--- START OF Data lines ---

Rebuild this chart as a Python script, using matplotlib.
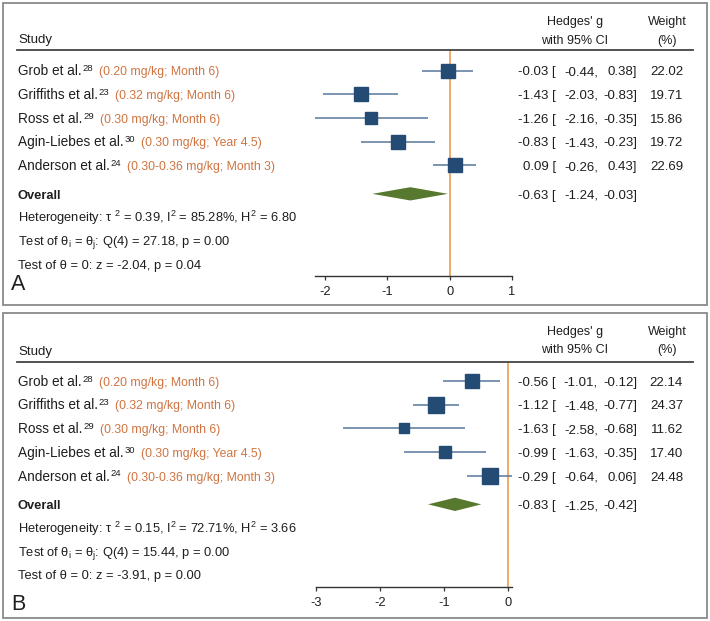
import matplotlib
matplotlib.use('Agg')
import matplotlib.pyplot as plt
import numpy as np
from matplotlib.patches import Rectangle
from matplotlib.lines import Line2D
import matplotlib.transforms as mtransforms

plt.rcParams['font.family'] = ['Liberation Sans', 'DejaVu Sans']
plt.rcParams['mathtext.fontset'] = 'custom'
plt.rcParams['mathtext.rm'] = 'Liberation Sans'
plt.rcParams['mathtext.it'] = 'Liberation Sans:italic'
plt.rcParams['mathtext.bf'] = 'Liberation Sans:bold'
plt.rcParams['axes.unicode_minus'] = False

# ---------------- data ----------------
studies = ["Grob et al.", "Griffiths et al.", "Ross et al.", "Agin-Liebes et al.", "Anderson et al."]
refs = ["28", "23", "29", "30", "24"]
doses = ["(0.20 mg/kg; Month 6)", "(0.32 mg/kg; Month 6)", "(0.30 mg/kg; Month 6)",
         "(0.30 mg/kg; Year 4.5)", "(0.30-0.36 mg/kg; Month 3)"]

a_g = [-0.03, -1.43, -1.26, -0.83, 0.09]
a_lo = [-0.44, -2.03, -2.16, -1.43, -0.26]
a_hi = [0.38, -0.83, -0.35, -0.23, 0.43]
a_w = [22.02, 19.71, 15.86, 19.72, 22.69]
a_overall = [-0.63, -1.24, -0.03]
a_stats = dict(tau2="0.39", I2="85.28", H2="6.80", Q="27.18", pQ="0.00", z="-2.04", pz="0.04")
a_ticks = [-2, -1, 0, 1]

b_g = [-0.56, -1.12, -1.63, -0.99, -0.29]
b_lo = [-1.01, -1.48, -2.58, -1.63, -0.64]
b_hi = [-0.12, -0.77, -0.68, -0.35, 0.06]
b_w = [22.14, 24.37, 11.62, 17.40, 24.48]
b_overall = [-0.83, -1.25, -0.42]
b_stats = dict(tau2="0.15", I2="72.71", H2="3.66", Q="15.44", pQ="0.00", z="-3.91", pz="0.00")
b_ticks = [-3, -2, -1, 0]

# ---------------- style ----------------
W, H = 710, 621
TXT = "#1e1e1e"
ORANGE_TXT = "#cf7440"
ORANGE_LINE = "#ea9440"
SQUARE = "#234b74"
CI_LINE = "#56789c"
DIAMOND = "#56782f"
BORDER = "#8a8a8a"

fig = plt.figure(figsize=(7.1, 6.21), dpi=100)


def fx(px):
    return px / W


def fy(py):
    return 1 - py / H


panels = [
    dict(g=a_g, lo=a_lo, hi=a_hi, w=a_w, ov=a_overall, st=a_stats, ticks=a_ticks, letter="A",
         border=(3, 3, 707, 305), hdr=(22, 41), hline=50, axr=(315, 50, 512, 276), row0=70.5, letter_y=285),
    dict(g=b_g, lo=b_lo, hi=b_hi, w=b_w, ov=b_overall, st=b_stats, ticks=b_ticks, letter="B",
         border=(3, 313, 707, 618), hdr=(332, 350), hline=362, axr=(316, 362, 512, 587), row0=381, letter_y=605),
]

ROWSTEP = 23.72  # pixels per row

for P in panels:
    x0, y0, x1, y1 = P["border"]
    fig.add_artist(Rectangle((fx(x0), fy(y1)), fx(x1) - fx(x0), fy(y0) - fy(y1),
                             transform=fig.transFigure, fill=False, ec=BORDER, lw=1.3))
    # header
    fig.text(fx(18), fy(P["hline"] - 10), "Study", fontsize=9.5, color=TXT, va='center', ha='left')
    fig.text(fx(575), fy(P["hdr"][0]), "Hedges' g", fontsize=9, color=TXT, va='center', ha='center')
    fig.text(fx(575), fy(P["hdr"][1]), "with 95% CI", fontsize=9, color=TXT, va='center', ha='center')
    fig.text(fx(667), fy(P["hdr"][0]), "Weight", fontsize=9, color=TXT, va='center', ha='center')
    fig.text(fx(667), fy(P["hdr"][1]), "(%)", fontsize=9, color=TXT, va='center', ha='center')
    fig.add_artist(Line2D([fx(17), fx(693)], [fy(P["hline"]), fy(P["hline"])],
                          transform=fig.transFigure, color="#444444", lw=1.3))
    fig.text(fx(11), fy(P["letter_y"]), P["letter"], fontsize=15.5, color=TXT, va='center', ha='left')

    # forest axes
    l, t, r, b = P["axr"]
    ax = fig.add_axes([fx(l), fy(b), fx(r) - fx(l), fy(t) - fy(b)])
    ax.patch.set_alpha(0)
    g = np.array(P["g"]); lo = np.array(P["lo"]); hi = np.array(P["hi"]); w = np.array(P["w"])
    n = len(g)
    rows = np.arange(n)
    xmin = min(lo.min(), min(P["ticks"]))
    xmax = max(hi.max(), max(P["ticks"]))
    ax.set_xlim(xmin, xmax)
    ytop = -(P["row0"] - t) / ROWSTEP
    ybot = (b - P["row0"]) / ROWSTEP
    ax.set_ylim(ybot, ytop)

    ax.axvline(0, color=ORANGE_LINE, lw=1.1, zorder=1)
    ax.hlines(rows, lo, hi, color=CI_LINE, lw=1.1, zorder=2)
    for i in range(n):
        ax.plot(g[i], rows[i], marker='s', ms=3.1 * np.sqrt(w[i]) * 0.72,
                color=SQUARE, mec=SQUARE, zorder=3, ls='none')
    est, olo, ohi = P["ov"]
    orow = 5.2
    hh = 0.28
    ax.fill([olo, est, ohi, est], [orow, orow - hh, orow, orow + hh], color=DIAMOND, zorder=3, lw=0)

    for s in ['top', 'left', 'right']:
        ax.spines[s].set_visible(False)
    ax.spines['bottom'].set_color("#333333")
    ax.spines['bottom'].set_linewidth(1.0)
    ax.set_yticks([])
    ax.set_xticks(P["ticks"])
    ax.set_xticklabels([str(v) for v in P["ticks"]])
    ax.tick_params(axis='x', length=3, width=0.9, color="#333333", labelsize=9.3, labelcolor=TXT, pad=4)

    tr = mtransforms.blended_transform_factory(fig.transFigure, ax.transData)
    off = 0.2
    for i in range(n):
        y = rows[i] + off
        lab = ax.text(fx(18), y, studies[i], transform=tr, fontsize=9.8,
                      color=TXT, va='baseline', ha='left', clip_on=False)
        sup = ax.annotate(refs[i], xy=(1, y), xycoords=(lab, tr), xytext=(0.6, 3.0),
                          textcoords='offset points', fontsize=6.8, color=TXT,
                          va='baseline', ha='left', annotation_clip=False)
        ax.annotate(doses[i], xy=(1, y), xycoords=(sup, tr), xytext=(4, 0), textcoords='offset points',
                    fontsize=8.8, color=ORANGE_TXT, va='baseline', ha='left', annotation_clip=False)
        ax.text(fx(556), y, f"{g[i]:.2f} [", transform=tr, fontsize=9.5, color=TXT, ha='right', va='baseline')
        ax.text(fx(598), y, f"{lo[i]:.2f},", transform=tr, fontsize=9.5, color=TXT, ha='right', va='baseline')
        ax.text(fx(637), y, f"{hi[i]:.2f}]", transform=tr, fontsize=9.5, color=TXT, ha='right', va='baseline')
        ax.text(fx(683), y, f"{w[i]:.2f}", transform=tr, fontsize=9.5, color=TXT, ha='right', va='baseline')

    y = orow + off
    ax.text(fx(18), y, "Overall", transform=tr, fontsize=9.3, color=TXT, ha='left', va='baseline',
            fontweight='bold')
    ax.text(fx(556), y, f"{est:.2f} [", transform=tr, fontsize=9.5, color=TXT, ha='right', va='baseline')
    ax.text(fx(598), y, f"{olo:.2f},", transform=tr, fontsize=9.5, color=TXT, ha='right', va='baseline')
    ax.text(fx(637), y, f"{ohi:.2f}]", transform=tr, fontsize=9.5, color=TXT, ha='right', va='baseline')

    st = P["st"]
    lines = [
        f"Heterogeneity: \u03c4 $^{{2}}$ = {st['tau2']}, I$^{{2}}$ = {st['I2']}%, H$^{{2}}$ = {st['H2']}",
        f"Test of \u03b8$_{{\\mathrm{{i}}}}$ = \u03b8$_{{\\mathrm{{j}}}}$: Q(4) = {st['Q']}, p = {st['pQ']}",
        f"Test of \u03b8 = 0: z = {st['z']}, p = {st['pz']}",
    ]
    for k, (txt, yy) in enumerate(zip(lines, [6.2, 7.17, 8.15])):
        ax.text(fx(18), yy + off, txt, transform=tr, fontsize=9.3, color=TXT, ha='left', va='baseline')

fig.savefig("out.png", dpi=100)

--- END OF Data lines ---

Write out each line of the listing above, exactly, from its first line to the line holding "import matplotlib.transforms as mtransforms", inclusive. Skip the pictures.

• Final result:
Rebuild this chart as a Python script, using matplotlib.
import matplotlib
matplotlib.use('Agg')
import matplotlib.pyplot as plt
import numpy as np
from matplotlib.patches import Rectangle
from matplotlib.lines import Line2D
import matplotlib.transforms as mtransforms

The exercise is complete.